:: STATED EXERCISE ::
Omit all pictures and transcribe only the lines in the entries below that run from the line with "What Chart.js code" through the line with "const labels = pays.map((p, i)".

:: TASK INPUTS ::
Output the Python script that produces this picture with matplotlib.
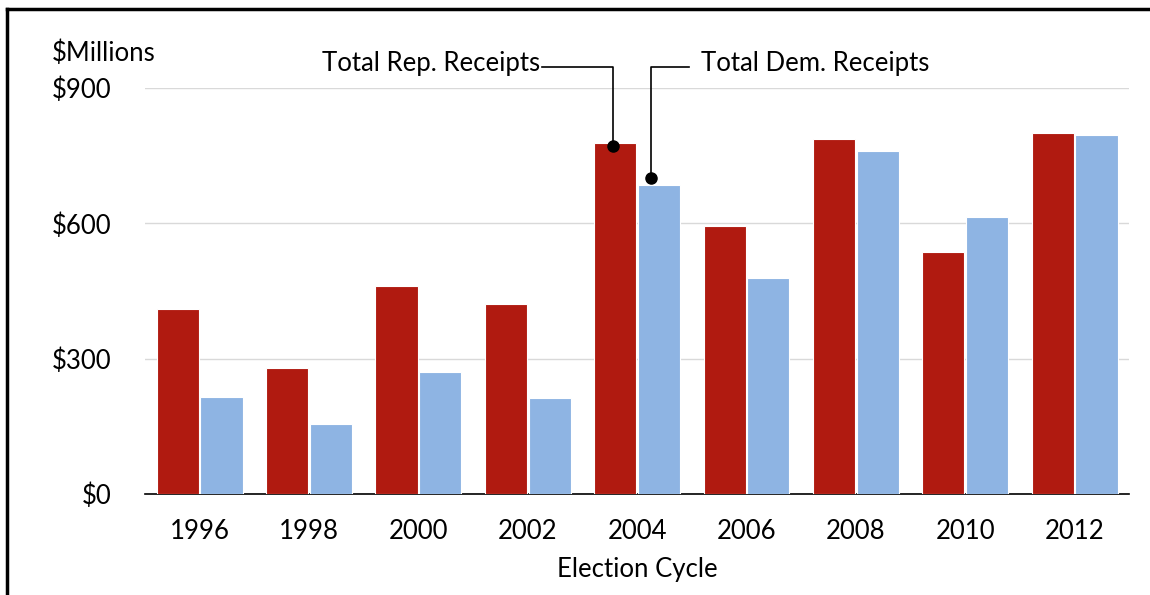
import numpy as np
import matplotlib
matplotlib.use('Agg')
import matplotlib.pyplot as plt
from matplotlib.lines import Line2D

plt.rcParams['font.family'] = ['Lato', 'DejaVu Sans']

years = ['1996', '1998', '2000', '2002', '2004', '2006', '2008', '2010', '2012']
rep = [410, 279, 461, 421, 779, 594, 787, 537, 800]
dem = [215, 155, 270, 213, 685, 479, 760, 614, 796]
yticks = [0, 300, 600, 900]
ytick_labels = ['$0', '$300', '$600', '$900']

red = '#B01A10'
blue = '#8EB4E3'
fs = 18.5

fig = plt.figure(figsize=(11.5, 5.95), dpi=100)
ax = fig.add_axes([0.126, 0.1697, 0.856, 0.6823])

x = np.arange(len(years))
w = 0.385
ax.bar(x - 0.2, rep, w, color=red, edgecolor='white', linewidth=0.8, zorder=3)
ax.bar(x + 0.2, dem, w, color=blue, edgecolor='white', linewidth=0.8, zorder=3)

ax.set_xlim(-0.5, len(years) - 0.5)
ax.set_ylim(0, 900)
ax.set_yticks(yticks)
ax.set_yticklabels(ytick_labels, fontsize=fs)
ax.set_xticks(x)
ax.set_xticklabels(years, fontsize=fs)
ax.tick_params(axis='both', length=0)
ax.tick_params(axis='y', pad=24)
ax.tick_params(axis='x', pad=18)
ax.grid(axis='y', color='#D9D9D9', linewidth=1, zorder=0)
for s in ['top', 'right', 'left']:
    ax.spines[s].set_visible(False)
ax.spines['bottom'].set_linewidth(1.2)
ax.set_xlabel('Election Cycle', fontsize=fs, labelpad=9)

ax.text(-0.0945, 1.085, '$Millions', transform=ax.transAxes, fontsize=fs,
        ha='left', va='center')

# callouts for 2004
i = years.index('2004')
ann_y = 947
rx, ry = i - 0.22, rep[i] - 8
dx, dy = i + 0.125, dem[i] + 15
ax.plot([i - 1 + 0.13, rx, rx], [ann_y, ann_y, ry], color='black', lw=1.2,
        clip_on=False, zorder=5)
ax.plot([rx], [ry], 'o', color='black', ms=8, clip_on=False, zorder=6)
ax.plot([i + 0.47, dx, dx], [ann_y, ann_y, dy], color='black', lw=1.2,
        clip_on=False, zorder=5)
ax.plot([dx], [dy], 'o', color='black', ms=8, clip_on=False, zorder=6)
ax.text(i - 1 + 0.11, ann_y + 8, 'Total Rep. Receipts', fontsize=fs,
        ha='right', va='center')
ax.text(i + 0.58, ann_y + 8, 'Total Dem. Receipts', fontsize=fs,
        ha='left', va='center')

# frame lines (left and top)
fig.add_artist(Line2D([0.0061, 0.0061], [0, 0.985], color='black', lw=2.5,
                      transform=fig.transFigure))
fig.add_artist(Line2D([0.0061, 1.0], [0.985, 0.985], color='black', lw=2.5,
                      transform=fig.transFigure))

fig.savefig('out.png', dpi=100)
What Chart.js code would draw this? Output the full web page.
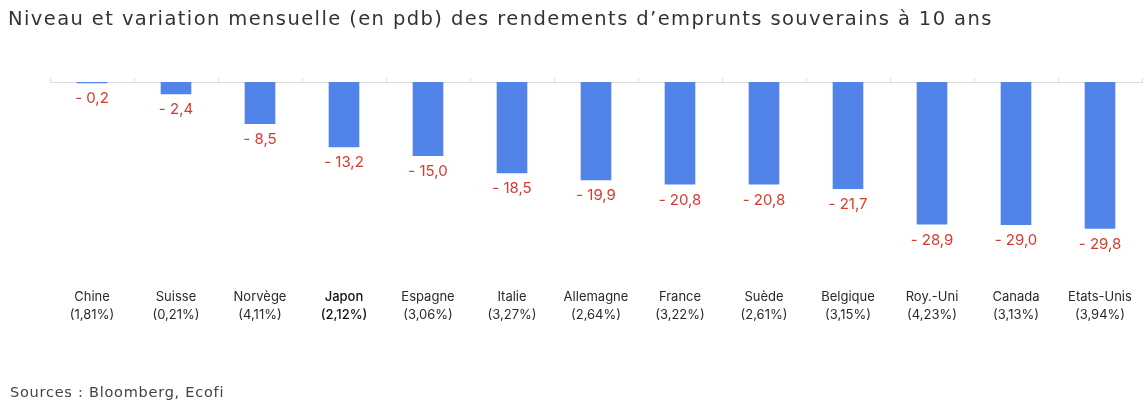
<!DOCTYPE html>
<html lang="fr">
<head>
<meta charset="utf-8">
<script src="https://cdn.jsdelivr.net/npm/chart.js@4"></script>
<style>
  html, body { margin: 0; padding: 0; background: #fff; }
  #wrap { position: relative; width: 1148px; height: 408px; }
  #titre { position: absolute; left: 8px; top: 7px; font: 19.5px "DejaVu Sans", sans-serif; letter-spacing: 1.4px; color: #333; white-space: nowrap; }
  #source { position: absolute; left: 10px; top: 384px; font: 14.5px "DejaVu Sans", sans-serif; letter-spacing: 0.75px; color: #444; white-space: nowrap; }
</style>
</head>
<body>
<div id="wrap">
  <canvas id="chart" width="1148" height="408"></canvas>
  <div id="titre">Niveau et variation mensuelle (en pdb) des rendements d’emprunts souverains à 10 ans</div>
  <div id="source">Sources : Bloomberg, Ecofi</div>
</div>
<script>
const pays = ['Chine', 'Suisse', 'Norvège', 'Japon', 'Espagne', 'Italie', 'Allemagne', 'France', 'Suède', 'Belgique', 'Roy.-Uni', 'Canada', 'Etats-Unis'];
const niveaux = ['(1,81%)', '(0,21%)', '(4,11%)', '(2,12%)', '(3,06%)', '(3,27%)', '(2,64%)', '(3,22%)', '(2,61%)', '(3,15%)', '(4,23%)', '(3,13%)', '(3,94%)'];
const variations = [-0.2, -2.4, -8.5, -13.2, -15.0, -18.5, -19.9, -20.8, -20.8, -21.7, -28.9, -29.0, -29.8];

const labels = pays.map((p, i) => [p, niveaux[i]]);

// étiquettes rouges sous chaque barre
const valeursPlugin = {
    id: 'valeurs',
    afterDatasetsDraw(chart) {
        const ctx = chart.ctx;
        const meta = chart.getDatasetMeta(0);
        ctx.save();
        ctx.font = '15px Inter, sans-serif';
        ctx.fillStyle = '#d8392e';
        ctx.textAlign = 'center';
        ctx.textBaseline = 'middle';
        meta.data.forEach((bar, i) => {
            const txt = '- ' + Math.abs(variations[i]).toFixed(1).replace('.', ',');
            ctx.fillText(txt, bar.x, bar.y + 16);
        });
        ctx.restore();
    }
};

new Chart(document.getElementById('chart').getContext('2d'), {
    type: 'bar',
    data: {
        labels: labels,
        datasets: [{
            data: variations,
            backgroundColor: '#5283e8',
            barThickness: 30,
            xAxisID: 'x'
        }]
    },
    options: {
        responsive: false,
        animation: false,
        layout: { padding: { top: 78, left: 50, right: 6, bottom: 78 } },
        plugins: {
            legend: { display: false },
            tooltip: { enabled: false }
        },
        scales: {
            x: {
                position: 'bottom',
                grid: { display: false, drawTicks: false },
                border: { display: false },
                ticks: {
                    padding: 6,
                    color: (c) => c.index === 3 ? '#111' : '#2a2a2a',
                    font: (c) => ({ family: 'Inter, sans-serif', size: 13, lineHeight: 1.4, weight: c.index === 3 ? '500' : '400' }),
                    maxRotation: 0,
                    autoSkip: false
                }
            },
            x2: {
                type: 'category',
                position: 'top',
                grid: { offset: true, drawOnChartArea: false, tickLength: 4, color: '#dcdcdc' },
                border: { color: '#dcdcdc' },
                ticks: { display: false }
            },
            y: {
                display: false,
                min: -40.6,
                max: 0
            }
        }
    },
    plugins: [valeursPlugin]
});
</script>
</body>
</html>
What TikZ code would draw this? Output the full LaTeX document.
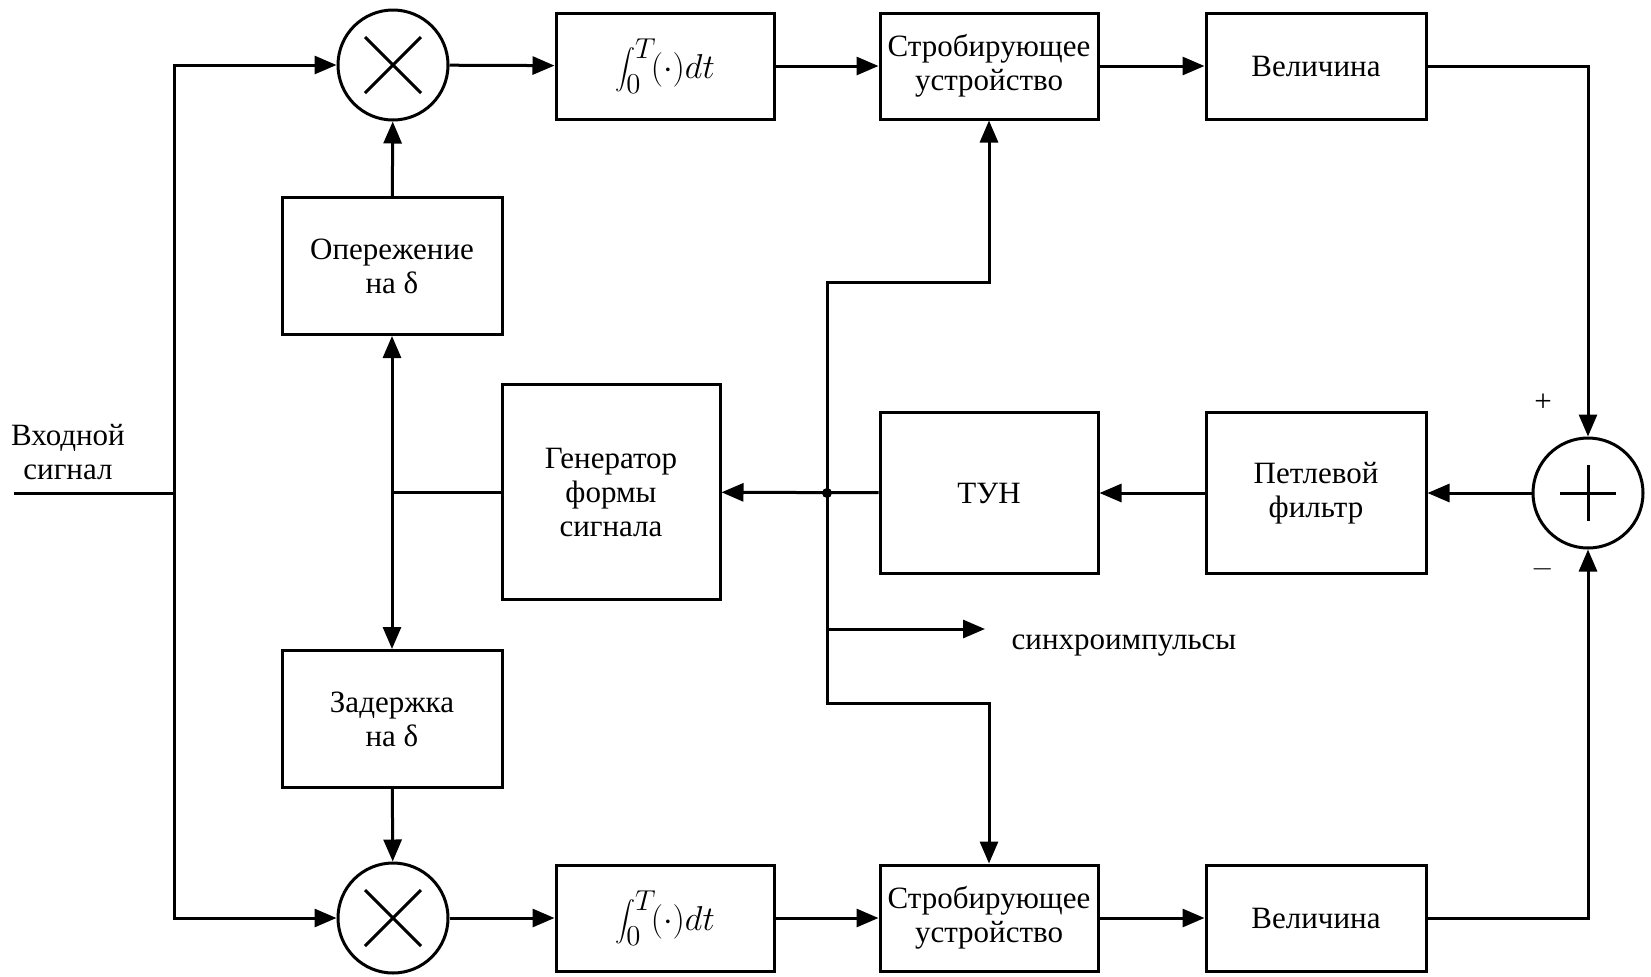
\documentclass[tikz,border=0pt]{standalone}
\usepackage{fontspec}
\setmainfont{Liberation Serif}
\usetikzlibrary{arrows.meta}

\begin{document}
\begin{tikzpicture}[x=0.5pt,y=0.5pt,yscale=-1,
  line width=1.5pt, >={Triangle[length=11pt,width=9pt]},
  font=\fontsize{15.5}{17}\selectfont,
  blk/.style={draw,line width=1.5pt,minimum width=109pt,minimum height=53pt,align=center,inner sep=1pt},
  intg/.style={blk,font=\fontsize{19}{22}\selectfont},
  mixer/.style={draw,circle,line width=1.5pt,minimum size=55pt,inner sep=0pt,
    path picture={\draw[line width=1.5pt] ([shift={(-14pt,-14pt)}]path picture bounding box.center) -- ([shift={(14pt,14pt)}]path picture bounding box.center);
      \draw[line width=1.5pt] ([shift={(-14pt,14pt)}]path picture bounding box.center) -- ([shift={(14pt,-14pt)}]path picture bounding box.center);}},
  adder/.style={draw,circle,line width=1.5pt,minimum size=55pt,inner sep=0pt,
    path picture={\draw[line width=1.5pt] ([xshift=-14pt]path picture bounding box.center) -- ([xshift=14pt]path picture bounding box.center);
      \draw[line width=1.5pt] ([yshift=-14pt]path picture bounding box.center) -- ([yshift=14pt]path picture bounding box.center);}}
]
\useasboundingbox (0,0) rectangle (1651,976);

% upper branch
\node [mixer] (mulA) at (393,65) {};
\node [intg] (intA) at (665,66) {$\displaystyle\int_0^T\!(\cdot)dt$};
\node [blk] (strA) at (989,66) {Стробирующее\\устройство};
\node [blk,minimum width=110pt] (magA) at (1316,66) {Величина};

% middle
\node [blk,minimum width=110pt,minimum height=68.5pt] (lead) at (392,266) {Опережение\\на δ};
\node [blk,minimum height=107.5pt] (gen) at (611,492) {Генератор\\формы\\сигнала};
\node [blk,minimum height=80.5pt] (vco) at (989,493) {ТУН};
\node [blk,minimum width=110pt,minimum height=80.5pt] (loopf) at (1316,493) {Петлевой\\фильтр};
\node [adder] (sum) at (1588,493) {};
\node [blk,minimum width=110pt,minimum height=68.5pt] (lag) at (392,719) {Задержка\\на δ};

% lower branch
\node [mixer] (mulB) at (393,918) {};
\node [intg] (intB) at (665,918) {$\displaystyle\int_0^T\!(\cdot)dt$};
\node [blk] (strB) at (989,918) {Стробирующее\\устройство};
\node [blk,minimum width=110pt] (magB) at (1316,918) {Величина};

% labels
\node [align=center] (inlbl) at (68,452) {Входной\\сигнал};
\node (sync) at (1124,646) {синхроимпульсы};
\node (plus) at (1543,403) {+};
\node (minus) at (1543,569) {$-$};

\coordinate (in0) at (14,493);
\coordinate (bus) at (174,493);
\coordinate (tap) at (827,493);
\coordinate (upT) at (827,282);
\coordinate (dnT) at (827,703);
\coordinate (syncT) at (827,629);
\coordinate (syncE) at (985,629);

% input bus
\draw (in0) -- (bus);
\draw [->] (bus) |- (mulA);
\draw [->] (bus) |- (mulB);

% signal paths
\draw [->] (mulA) -- (intA);
\draw [->] (intA) -- (strA);
\draw [->] (strA) -- (magA);
\draw [->] (mulB) -- (intB);
\draw [->] (intB) -- (strB);
\draw [->] (strB) -- (magB);
\draw [->] (magA) -| (sum);
\draw [->] (magB) -| (sum);

% loop
\draw [->] (sum) -- (loopf);
\draw [->] (loopf) -- (vco);
\draw [->] (vco) -- (gen);
\fill (tap) circle (5);
\draw [->] (tap) -- (upT) -| (strA);
\draw [->] (tap) -- (dnT) -| (strB);
\draw [->] (syncT) -- (syncE);

% early / late
\draw (gen) -- (gen -| lead);
\draw [<->] (lead) -- (lag);
\draw [->] (lead) -- (mulA);
\draw [->] (lag) -- (mulB);

\end{tikzpicture}
\end{document}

:: REPLY ::
What Chart.js code would draw this? Output the full web page.
<!DOCTYPE html>
<html lang="fr">
<head>
<meta charset="utf-8">
<script src="https://cdn.jsdelivr.net/npm/chart.js@4"></script>
<style>
  html, body { margin: 0; padding: 0; background: #fff; }
  #wrap { position: relative; width: 1148px; height: 408px; }
  #titre { position: absolute; left: 8px; top: 7px; font: 19.5px "DejaVu Sans", sans-serif; letter-spacing: 1.4px; color: #333; white-space: nowrap; }
  #source { position: absolute; left: 10px; top: 384px; font: 14.5px "DejaVu Sans", sans-serif; letter-spacing: 0.75px; color: #444; white-space: nowrap; }
</style>
</head>
<body>
<div id="wrap">
  <canvas id="chart" width="1148" height="408"></canvas>
  <div id="titre">Niveau et variation mensuelle (en pdb) des rendements d’emprunts souverains à 10 ans</div>
  <div id="source">Sources : Bloomberg, Ecofi</div>
</div>
<script>
const pays = ['Chine', 'Suisse', 'Norvège', 'Japon', 'Espagne', 'Italie', 'Allemagne', 'France', 'Suède', 'Belgique', 'Roy.-Uni', 'Canada', 'Etats-Unis'];
const niveaux = ['(1,81%)', '(0,21%)', '(4,11%)', '(2,12%)', '(3,06%)', '(3,27%)', '(2,64%)', '(3,22%)', '(2,61%)', '(3,15%)', '(4,23%)', '(3,13%)', '(3,94%)'];
const variations = [-0.2, -2.4, -8.5, -13.2, -15.0, -18.5, -19.9, -20.8, -20.8, -21.7, -28.9, -29.0, -29.8];

const labels = pays.map((p, i) => [p, niveaux[i]]);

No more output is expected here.